During the course of the manoeuvres, Churchill met and spoke to Kaiser Wilhelm II for about 20 minutes. Churchill later noted that the Kaiser had little conception of the power of modern weaponry, and its potential effect on the dense formations utilised by German infantry.


Winston Churchill had served as a cavalry officer in the Regular Army between 1895 and 1899, as a subaltern with ‘4th (The Queen’s Own) Hussars’. In 1899 he resigned his commission, to concentrate on journalism and a political career. During the Second Boer War, after famously escaping from Boer captivity, Churchill served between January and July 1900 as a Lieutenant in the ‘South African Light Horse’ (a mounted infantry regiment recruited from British settlers in southern Africa).
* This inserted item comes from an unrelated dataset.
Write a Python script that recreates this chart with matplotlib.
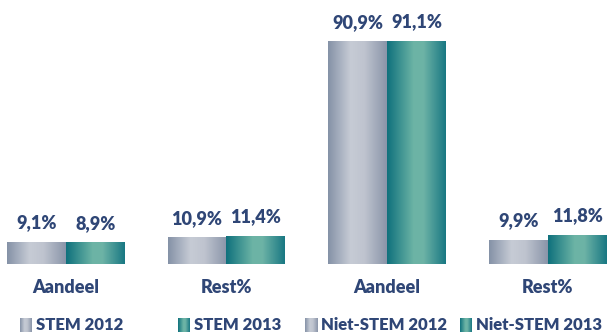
import numpy as np
import matplotlib
matplotlib.use('Agg')
import matplotlib.pyplot as plt
from matplotlib.colors import LinearSegmentedColormap

categories = ['Aandeel', 'Rest%', 'Aandeel', 'Rest%']
stem_2012 = [9.1, 10.9]
stem_2013 = [8.9, 11.4]
niet_2012 = [90.9, 9.9]
niet_2013 = [91.1, 11.8]
series_names = ['STEM 2012', 'STEM 2013', 'Niet-STEM 2012', 'Niet-STEM 2013']

txt = '#2f4676'
plt.rcParams['font.family'] = ['Lato', 'DejaVu Sans']
wt = 'heavy'

grey = LinearSegmentedColormap.from_list('grey', [
    (0.0, '#8592a7'), (0.38, '#c6cbd5'), (0.62, '#bfc4cf'), (1.0, '#8a95a9')])
teal = LinearSegmentedColormap.from_list('teal', [
    (0.0, '#0f717d'), (0.45, '#6cb4a5'), (0.62, '#6db3a6'), (1.0, '#197883')])
ramp = np.linspace(0, 1, 128).reshape(1, -1)


def fill_gradient(ax, bars, cmap):
    for b in bars:
        x0, y0 = b.get_x(), b.get_y()
        im = ax.imshow(ramp, cmap=cmap, aspect='auto', interpolation='bilinear',
                       extent=(x0, x0 + b.get_width(), y0, y0 + b.get_height()),
                       zorder=2)
        im.set_clip_path(b)


fig = plt.figure(figsize=(6.12, 3.36), dpi=100)
ax = fig.add_axes([0, 0.2143, 1, 0.729])

w = 0.367
xs_stem = np.array([0, 1])
xs_niet = np.array([2, 3])
groups = [
    (xs_stem - w / 2, stem_2012, grey),
    (xs_stem + w / 2, stem_2013, teal),
    (xs_niet - w / 2, niet_2012, grey),
    (xs_niet + w / 2, niet_2013, teal),
]
for xs, vals, cmap in groups:
    bars = ax.bar(xs, vals, width=w, facecolor='none', edgecolor='none')
    fill_gradient(ax, bars, cmap)
    for x, v in zip(xs, vals):
        ax.text(x, v + 4.3, f'{v:.1f}'.replace('.', ',') + '%', ha='center',
                va='bottom', fontsize=13, fontweight=wt, color=txt)

ax.set_xlim(-0.41, 3.40)
ax.set_ylim(0, 100)
ax.axis('off')

for i, c in enumerate(categories):
    ax.text(i, -9.8, c, ha='center', va='center', fontsize=13,
            fontweight=wt, color=txt)

# legend: small gradient swatches with labels
leg_x = [20, 178, 305, 460]
cmaps = [grey, teal, grey, teal]
for px, name, cmap in zip(leg_x, series_names, cmaps):
    sw = fig.add_axes([px / 612, 1 - 332 / 336, 12 / 612, 14 / 336])
    sw.imshow(ramp, cmap=cmap, aspect='auto', interpolation='bilinear')
    sw.axis('off')
    fig.text((px + 16) / 612, 1 - 325 / 336, name, ha='left', va='center',
             fontsize=12, fontweight=wt, color=txt)

fig.savefig('out.png', dpi=100)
Returning to the United Kingdom, and having been elected a Member of Parliament, Churchill joined the ‘Oxfordshire Imperial Yeomanry (Queen’s Own Oxfordshire Hussars)’ in 1902, having strong family links with the regiment. The ‘Yeomanry’ (its regiments being styled ‘Imperial Yeomanry’ between 1901 and 1908) was the designation of the cavalry element of the United Kingdom’s home defence forces: in 1908 these forces became more closely integrated, as components of the newly established ‘Territorial Force’. Commissioned into the Oxfordshire Imperial Yeomanry as a Captain, Churchill was promoted to Major in 1905, and remained active until 1912, after which time his political career made it difficult to commit time to the regiment. Nevertheless, Churchill remained an officer of the Oxfordshire Yeomanry, and in 1916, after his resignation from government, Churchill briefly resumed his military career, although as commanding officer of an infantry battalion of the Regular Army.


In 1922, the ’Oxfordshire Yeomanry (Queen’s Own Oxfordshire Hussars)’ was reconstituted as a Brigade of the Royal Field Artillery (Territorial Army), into which Major Churchill was transferred in 1923. However, after 22 years service in the Auxiliary Forces/ Territorial Force/ Territorial Army, Churchill finally resigned his commission in 1924.